Work out how many lines include "this" and answer with that number only.

── EXERCISE INPUTS

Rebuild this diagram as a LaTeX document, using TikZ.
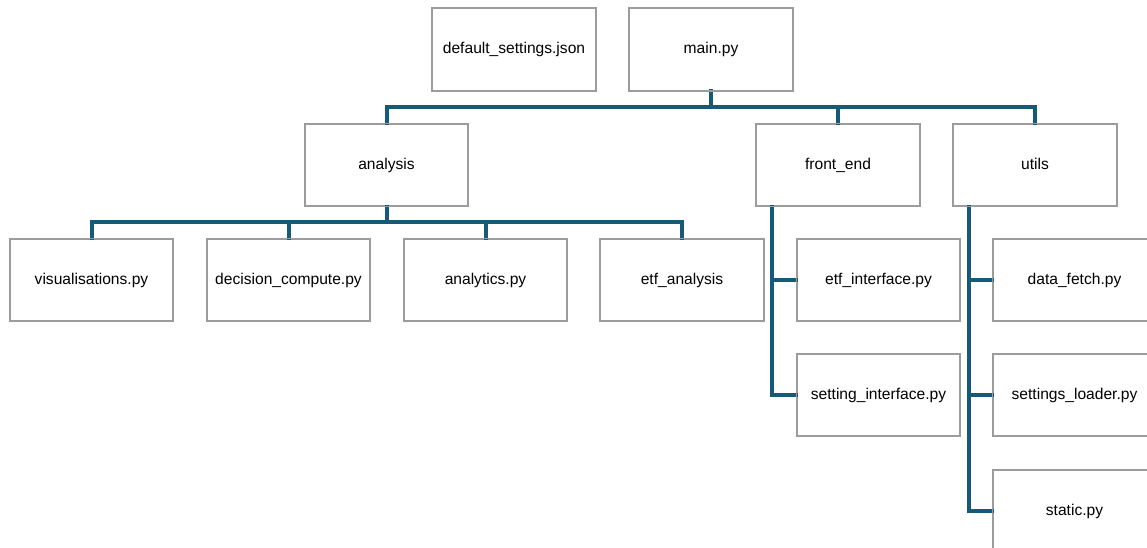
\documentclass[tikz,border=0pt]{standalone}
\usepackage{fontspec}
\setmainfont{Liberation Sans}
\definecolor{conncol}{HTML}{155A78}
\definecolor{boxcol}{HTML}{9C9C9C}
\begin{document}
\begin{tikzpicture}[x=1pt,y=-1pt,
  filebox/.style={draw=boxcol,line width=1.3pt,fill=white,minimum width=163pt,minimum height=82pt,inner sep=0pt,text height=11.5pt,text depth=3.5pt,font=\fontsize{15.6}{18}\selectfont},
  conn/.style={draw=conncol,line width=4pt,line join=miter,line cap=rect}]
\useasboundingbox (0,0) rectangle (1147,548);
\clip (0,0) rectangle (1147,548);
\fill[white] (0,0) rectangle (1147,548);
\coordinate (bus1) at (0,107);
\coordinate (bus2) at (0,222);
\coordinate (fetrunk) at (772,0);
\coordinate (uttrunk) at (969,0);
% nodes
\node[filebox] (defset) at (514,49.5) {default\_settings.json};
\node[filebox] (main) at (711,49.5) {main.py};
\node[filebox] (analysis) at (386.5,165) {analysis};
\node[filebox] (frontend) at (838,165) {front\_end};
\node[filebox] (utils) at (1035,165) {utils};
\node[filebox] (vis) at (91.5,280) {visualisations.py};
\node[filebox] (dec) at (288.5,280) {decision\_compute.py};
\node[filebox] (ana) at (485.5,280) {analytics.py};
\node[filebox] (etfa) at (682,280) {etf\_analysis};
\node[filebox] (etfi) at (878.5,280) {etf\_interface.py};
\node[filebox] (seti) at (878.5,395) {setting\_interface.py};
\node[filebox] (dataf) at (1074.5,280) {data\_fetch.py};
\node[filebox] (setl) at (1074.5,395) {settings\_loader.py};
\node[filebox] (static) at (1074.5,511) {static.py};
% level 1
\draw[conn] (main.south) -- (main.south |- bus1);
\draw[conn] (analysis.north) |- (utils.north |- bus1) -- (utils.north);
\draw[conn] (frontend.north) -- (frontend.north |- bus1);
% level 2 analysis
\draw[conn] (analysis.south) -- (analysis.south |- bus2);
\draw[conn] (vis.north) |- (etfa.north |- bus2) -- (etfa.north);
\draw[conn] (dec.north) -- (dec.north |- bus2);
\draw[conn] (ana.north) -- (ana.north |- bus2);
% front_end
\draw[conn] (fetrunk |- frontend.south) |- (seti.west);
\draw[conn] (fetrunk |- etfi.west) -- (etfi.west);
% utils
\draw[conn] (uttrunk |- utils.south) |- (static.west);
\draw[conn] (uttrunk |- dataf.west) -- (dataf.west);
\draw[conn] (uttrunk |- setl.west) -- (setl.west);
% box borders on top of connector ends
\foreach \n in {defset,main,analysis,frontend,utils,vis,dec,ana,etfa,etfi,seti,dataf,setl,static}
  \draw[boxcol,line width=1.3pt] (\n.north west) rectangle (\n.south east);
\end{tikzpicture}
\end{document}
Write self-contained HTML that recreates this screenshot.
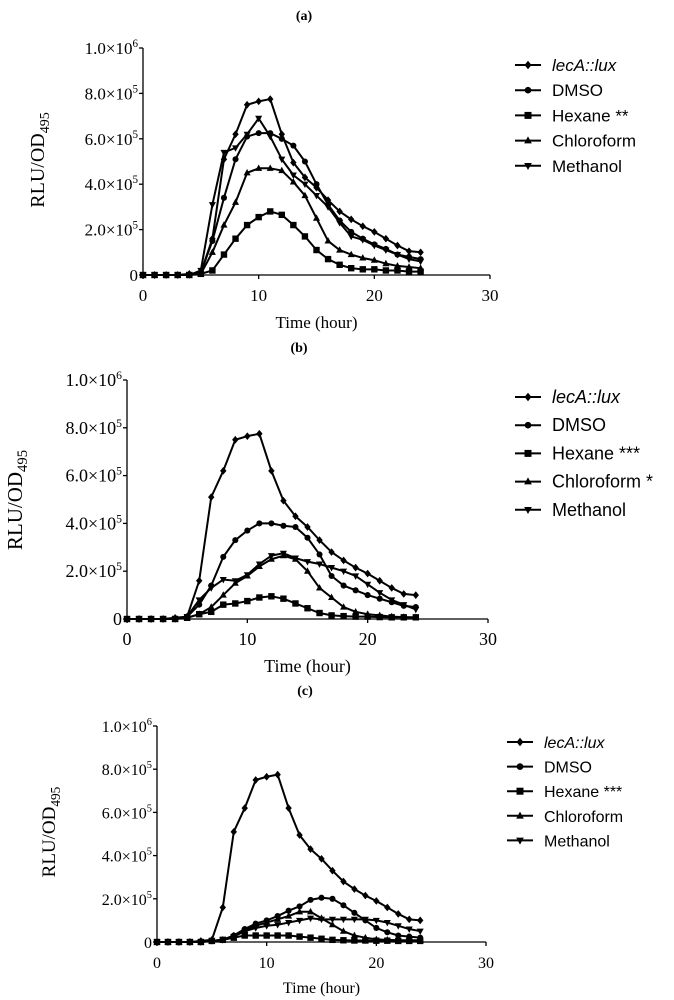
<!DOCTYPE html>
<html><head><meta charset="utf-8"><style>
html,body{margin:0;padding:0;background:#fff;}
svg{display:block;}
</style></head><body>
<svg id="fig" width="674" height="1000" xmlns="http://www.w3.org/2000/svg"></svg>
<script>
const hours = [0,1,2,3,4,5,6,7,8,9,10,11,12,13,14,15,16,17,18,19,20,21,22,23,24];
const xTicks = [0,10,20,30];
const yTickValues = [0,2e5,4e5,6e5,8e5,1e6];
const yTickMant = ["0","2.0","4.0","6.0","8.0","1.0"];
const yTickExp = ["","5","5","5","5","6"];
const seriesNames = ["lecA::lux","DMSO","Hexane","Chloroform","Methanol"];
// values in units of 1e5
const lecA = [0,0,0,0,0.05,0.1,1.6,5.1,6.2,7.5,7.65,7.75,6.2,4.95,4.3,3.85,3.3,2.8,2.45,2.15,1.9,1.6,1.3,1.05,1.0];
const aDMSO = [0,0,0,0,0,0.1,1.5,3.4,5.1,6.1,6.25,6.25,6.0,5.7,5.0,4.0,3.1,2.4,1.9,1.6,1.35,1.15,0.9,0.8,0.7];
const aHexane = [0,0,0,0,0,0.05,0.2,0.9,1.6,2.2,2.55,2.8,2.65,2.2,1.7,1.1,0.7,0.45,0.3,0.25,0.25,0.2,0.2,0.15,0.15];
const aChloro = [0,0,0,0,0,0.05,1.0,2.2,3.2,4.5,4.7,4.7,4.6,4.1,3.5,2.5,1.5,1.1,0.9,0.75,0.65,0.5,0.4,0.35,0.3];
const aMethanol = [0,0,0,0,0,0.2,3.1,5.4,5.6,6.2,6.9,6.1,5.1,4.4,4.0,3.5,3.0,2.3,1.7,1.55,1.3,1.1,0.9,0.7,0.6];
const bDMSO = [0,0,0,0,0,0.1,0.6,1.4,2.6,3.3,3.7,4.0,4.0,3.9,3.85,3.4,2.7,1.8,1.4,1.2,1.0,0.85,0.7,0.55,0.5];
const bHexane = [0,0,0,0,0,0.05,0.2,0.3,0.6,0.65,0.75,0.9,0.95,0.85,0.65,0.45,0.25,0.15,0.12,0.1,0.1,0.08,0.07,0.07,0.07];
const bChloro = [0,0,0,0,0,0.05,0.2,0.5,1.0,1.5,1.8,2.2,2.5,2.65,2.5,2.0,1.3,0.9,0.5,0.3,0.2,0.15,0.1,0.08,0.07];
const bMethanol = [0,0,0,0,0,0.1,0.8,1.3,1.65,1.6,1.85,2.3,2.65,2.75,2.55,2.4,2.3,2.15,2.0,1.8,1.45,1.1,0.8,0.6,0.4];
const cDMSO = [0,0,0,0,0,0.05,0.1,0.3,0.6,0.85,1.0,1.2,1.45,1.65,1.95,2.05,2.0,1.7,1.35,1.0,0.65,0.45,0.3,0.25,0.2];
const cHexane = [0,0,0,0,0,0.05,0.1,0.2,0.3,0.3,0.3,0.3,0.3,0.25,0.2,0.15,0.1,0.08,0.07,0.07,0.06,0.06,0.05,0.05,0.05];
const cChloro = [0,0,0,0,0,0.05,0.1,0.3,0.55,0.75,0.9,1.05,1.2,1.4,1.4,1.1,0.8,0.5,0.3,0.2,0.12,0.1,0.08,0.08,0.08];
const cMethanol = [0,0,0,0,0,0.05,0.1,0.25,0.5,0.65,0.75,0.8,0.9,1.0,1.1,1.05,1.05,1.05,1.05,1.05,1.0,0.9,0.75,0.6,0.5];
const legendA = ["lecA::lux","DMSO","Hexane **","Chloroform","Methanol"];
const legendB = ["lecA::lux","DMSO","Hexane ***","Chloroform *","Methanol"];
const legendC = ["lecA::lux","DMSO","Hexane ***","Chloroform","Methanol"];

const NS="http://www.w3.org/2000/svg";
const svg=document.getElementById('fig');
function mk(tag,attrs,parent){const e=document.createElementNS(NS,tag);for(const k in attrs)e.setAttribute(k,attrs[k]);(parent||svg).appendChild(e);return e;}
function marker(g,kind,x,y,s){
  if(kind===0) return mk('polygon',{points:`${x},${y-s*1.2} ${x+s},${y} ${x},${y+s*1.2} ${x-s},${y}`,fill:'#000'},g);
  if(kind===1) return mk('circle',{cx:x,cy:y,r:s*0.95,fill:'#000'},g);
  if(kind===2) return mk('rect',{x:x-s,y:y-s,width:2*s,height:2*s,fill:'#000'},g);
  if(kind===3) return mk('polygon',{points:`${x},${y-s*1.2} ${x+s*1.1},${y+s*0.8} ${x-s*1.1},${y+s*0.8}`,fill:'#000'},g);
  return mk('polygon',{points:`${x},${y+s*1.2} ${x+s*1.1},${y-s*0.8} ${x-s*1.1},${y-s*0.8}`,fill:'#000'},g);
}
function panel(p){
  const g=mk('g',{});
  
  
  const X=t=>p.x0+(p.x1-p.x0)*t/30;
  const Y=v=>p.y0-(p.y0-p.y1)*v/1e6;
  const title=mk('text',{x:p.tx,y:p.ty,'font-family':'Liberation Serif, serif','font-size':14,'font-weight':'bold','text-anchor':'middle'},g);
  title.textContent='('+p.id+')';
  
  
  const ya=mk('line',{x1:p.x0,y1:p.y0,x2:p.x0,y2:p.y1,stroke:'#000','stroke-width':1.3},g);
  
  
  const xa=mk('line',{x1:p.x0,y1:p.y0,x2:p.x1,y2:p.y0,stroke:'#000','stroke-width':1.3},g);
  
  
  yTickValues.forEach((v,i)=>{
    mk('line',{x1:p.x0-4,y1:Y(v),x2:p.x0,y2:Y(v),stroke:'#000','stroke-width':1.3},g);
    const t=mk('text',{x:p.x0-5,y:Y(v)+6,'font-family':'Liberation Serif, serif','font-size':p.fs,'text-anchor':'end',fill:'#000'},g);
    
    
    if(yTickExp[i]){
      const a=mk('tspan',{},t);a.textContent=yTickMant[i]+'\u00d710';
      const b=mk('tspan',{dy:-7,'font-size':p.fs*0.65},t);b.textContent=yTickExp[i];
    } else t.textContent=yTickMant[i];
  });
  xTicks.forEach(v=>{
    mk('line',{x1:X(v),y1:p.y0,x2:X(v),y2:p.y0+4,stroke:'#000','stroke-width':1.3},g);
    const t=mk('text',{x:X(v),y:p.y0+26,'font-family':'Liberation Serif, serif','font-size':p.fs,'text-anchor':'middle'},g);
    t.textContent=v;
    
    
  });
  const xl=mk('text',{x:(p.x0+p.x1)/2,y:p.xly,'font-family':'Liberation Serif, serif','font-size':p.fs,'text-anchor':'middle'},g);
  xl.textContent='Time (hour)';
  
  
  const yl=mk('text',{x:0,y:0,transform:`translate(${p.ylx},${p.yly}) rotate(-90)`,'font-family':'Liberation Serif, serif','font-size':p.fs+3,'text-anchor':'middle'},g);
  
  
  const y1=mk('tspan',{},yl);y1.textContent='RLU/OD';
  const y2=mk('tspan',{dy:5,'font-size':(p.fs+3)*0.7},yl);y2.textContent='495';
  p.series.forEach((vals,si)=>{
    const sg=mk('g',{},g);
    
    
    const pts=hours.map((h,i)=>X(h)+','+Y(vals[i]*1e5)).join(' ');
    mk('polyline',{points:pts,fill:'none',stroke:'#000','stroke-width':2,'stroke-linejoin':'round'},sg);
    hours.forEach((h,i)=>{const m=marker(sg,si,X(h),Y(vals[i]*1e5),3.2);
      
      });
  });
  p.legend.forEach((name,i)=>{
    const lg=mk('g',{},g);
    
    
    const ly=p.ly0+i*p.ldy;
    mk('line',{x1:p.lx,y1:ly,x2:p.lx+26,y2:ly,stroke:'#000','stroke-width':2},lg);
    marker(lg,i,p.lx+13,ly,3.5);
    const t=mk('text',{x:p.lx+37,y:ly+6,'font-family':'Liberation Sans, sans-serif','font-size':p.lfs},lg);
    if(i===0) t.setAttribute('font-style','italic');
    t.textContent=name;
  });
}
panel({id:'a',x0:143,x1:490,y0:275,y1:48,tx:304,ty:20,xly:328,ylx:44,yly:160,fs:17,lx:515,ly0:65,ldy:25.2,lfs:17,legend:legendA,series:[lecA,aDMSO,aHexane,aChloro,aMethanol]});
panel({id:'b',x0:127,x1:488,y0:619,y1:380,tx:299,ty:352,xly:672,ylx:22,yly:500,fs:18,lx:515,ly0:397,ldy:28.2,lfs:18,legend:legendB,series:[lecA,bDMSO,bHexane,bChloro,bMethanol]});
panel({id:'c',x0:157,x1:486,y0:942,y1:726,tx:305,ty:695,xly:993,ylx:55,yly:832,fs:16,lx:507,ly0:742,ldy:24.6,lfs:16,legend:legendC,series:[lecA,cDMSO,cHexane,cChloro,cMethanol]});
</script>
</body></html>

────
── EXERCISE INPUTS

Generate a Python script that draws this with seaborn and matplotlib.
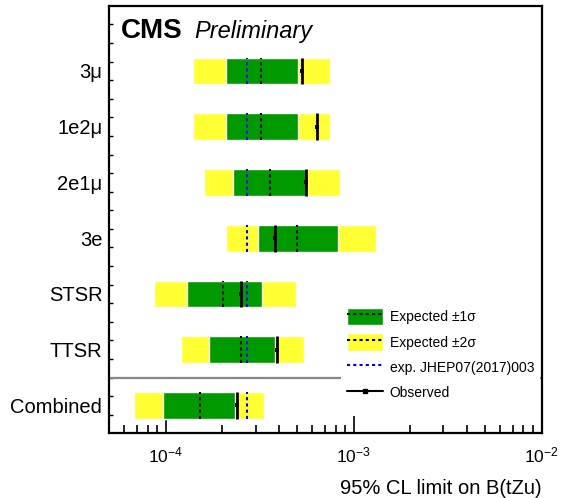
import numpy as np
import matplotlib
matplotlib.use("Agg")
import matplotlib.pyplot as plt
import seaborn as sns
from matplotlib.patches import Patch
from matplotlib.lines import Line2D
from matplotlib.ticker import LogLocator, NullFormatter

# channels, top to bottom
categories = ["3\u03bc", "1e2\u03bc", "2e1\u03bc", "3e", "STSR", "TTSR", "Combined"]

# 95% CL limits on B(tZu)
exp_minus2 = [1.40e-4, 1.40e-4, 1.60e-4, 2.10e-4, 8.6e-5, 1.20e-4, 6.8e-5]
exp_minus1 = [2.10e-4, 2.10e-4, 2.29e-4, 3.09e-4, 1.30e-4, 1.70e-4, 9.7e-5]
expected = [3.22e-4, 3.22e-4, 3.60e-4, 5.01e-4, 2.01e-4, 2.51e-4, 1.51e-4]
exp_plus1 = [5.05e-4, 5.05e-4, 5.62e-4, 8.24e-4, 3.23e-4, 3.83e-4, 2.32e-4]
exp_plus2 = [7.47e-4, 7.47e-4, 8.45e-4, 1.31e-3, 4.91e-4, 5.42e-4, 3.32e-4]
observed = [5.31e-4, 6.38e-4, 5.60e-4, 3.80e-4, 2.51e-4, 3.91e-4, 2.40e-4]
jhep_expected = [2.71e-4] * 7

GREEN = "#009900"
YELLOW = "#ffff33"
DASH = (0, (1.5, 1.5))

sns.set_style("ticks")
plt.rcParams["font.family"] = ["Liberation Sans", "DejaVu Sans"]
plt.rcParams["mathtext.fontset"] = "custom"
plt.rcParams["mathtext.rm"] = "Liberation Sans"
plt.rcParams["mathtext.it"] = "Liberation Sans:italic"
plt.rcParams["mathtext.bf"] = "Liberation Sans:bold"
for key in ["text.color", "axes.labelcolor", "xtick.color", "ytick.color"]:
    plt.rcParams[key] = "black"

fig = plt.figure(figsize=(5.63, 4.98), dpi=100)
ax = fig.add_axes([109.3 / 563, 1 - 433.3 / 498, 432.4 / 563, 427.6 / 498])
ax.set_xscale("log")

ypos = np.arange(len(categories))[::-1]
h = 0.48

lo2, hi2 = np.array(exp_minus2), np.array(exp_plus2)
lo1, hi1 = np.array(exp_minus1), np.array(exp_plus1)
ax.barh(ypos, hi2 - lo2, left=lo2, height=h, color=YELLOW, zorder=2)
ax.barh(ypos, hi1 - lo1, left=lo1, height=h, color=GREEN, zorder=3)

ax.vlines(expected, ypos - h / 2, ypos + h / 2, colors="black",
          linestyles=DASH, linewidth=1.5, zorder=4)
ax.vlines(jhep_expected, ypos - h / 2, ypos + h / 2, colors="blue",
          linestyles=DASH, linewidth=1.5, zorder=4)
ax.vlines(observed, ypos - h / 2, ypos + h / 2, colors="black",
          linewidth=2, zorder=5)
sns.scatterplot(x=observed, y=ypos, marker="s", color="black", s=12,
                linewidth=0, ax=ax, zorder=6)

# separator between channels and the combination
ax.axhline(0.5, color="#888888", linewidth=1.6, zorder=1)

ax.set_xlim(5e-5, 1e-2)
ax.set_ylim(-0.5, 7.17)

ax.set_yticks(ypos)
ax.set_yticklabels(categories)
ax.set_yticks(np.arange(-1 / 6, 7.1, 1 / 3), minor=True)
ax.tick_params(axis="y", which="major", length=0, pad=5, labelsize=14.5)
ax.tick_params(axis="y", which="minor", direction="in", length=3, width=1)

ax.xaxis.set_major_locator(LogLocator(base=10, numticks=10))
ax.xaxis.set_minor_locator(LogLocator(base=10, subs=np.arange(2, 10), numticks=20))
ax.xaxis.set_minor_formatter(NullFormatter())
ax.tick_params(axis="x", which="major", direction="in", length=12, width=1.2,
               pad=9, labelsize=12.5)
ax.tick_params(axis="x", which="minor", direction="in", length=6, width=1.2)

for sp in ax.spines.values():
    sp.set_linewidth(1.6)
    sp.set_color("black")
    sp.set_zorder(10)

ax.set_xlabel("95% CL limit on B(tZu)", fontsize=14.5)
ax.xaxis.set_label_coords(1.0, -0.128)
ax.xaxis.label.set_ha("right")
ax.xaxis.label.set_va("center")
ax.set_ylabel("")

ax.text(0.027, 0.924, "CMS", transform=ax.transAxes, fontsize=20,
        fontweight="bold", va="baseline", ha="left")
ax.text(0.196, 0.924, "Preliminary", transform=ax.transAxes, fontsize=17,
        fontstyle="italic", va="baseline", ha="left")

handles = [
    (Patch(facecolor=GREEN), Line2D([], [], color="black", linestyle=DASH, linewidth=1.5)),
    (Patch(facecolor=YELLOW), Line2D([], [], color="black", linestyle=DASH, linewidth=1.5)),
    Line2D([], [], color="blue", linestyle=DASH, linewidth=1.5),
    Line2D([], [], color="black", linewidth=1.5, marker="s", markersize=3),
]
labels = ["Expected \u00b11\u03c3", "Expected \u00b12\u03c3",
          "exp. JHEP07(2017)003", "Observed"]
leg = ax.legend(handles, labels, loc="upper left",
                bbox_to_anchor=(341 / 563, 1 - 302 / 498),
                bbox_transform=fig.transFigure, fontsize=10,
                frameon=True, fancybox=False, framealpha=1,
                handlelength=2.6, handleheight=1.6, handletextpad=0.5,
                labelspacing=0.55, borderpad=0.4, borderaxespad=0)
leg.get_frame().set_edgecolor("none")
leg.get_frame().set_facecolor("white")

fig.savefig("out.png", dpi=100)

────

● **THE REPLY**:
3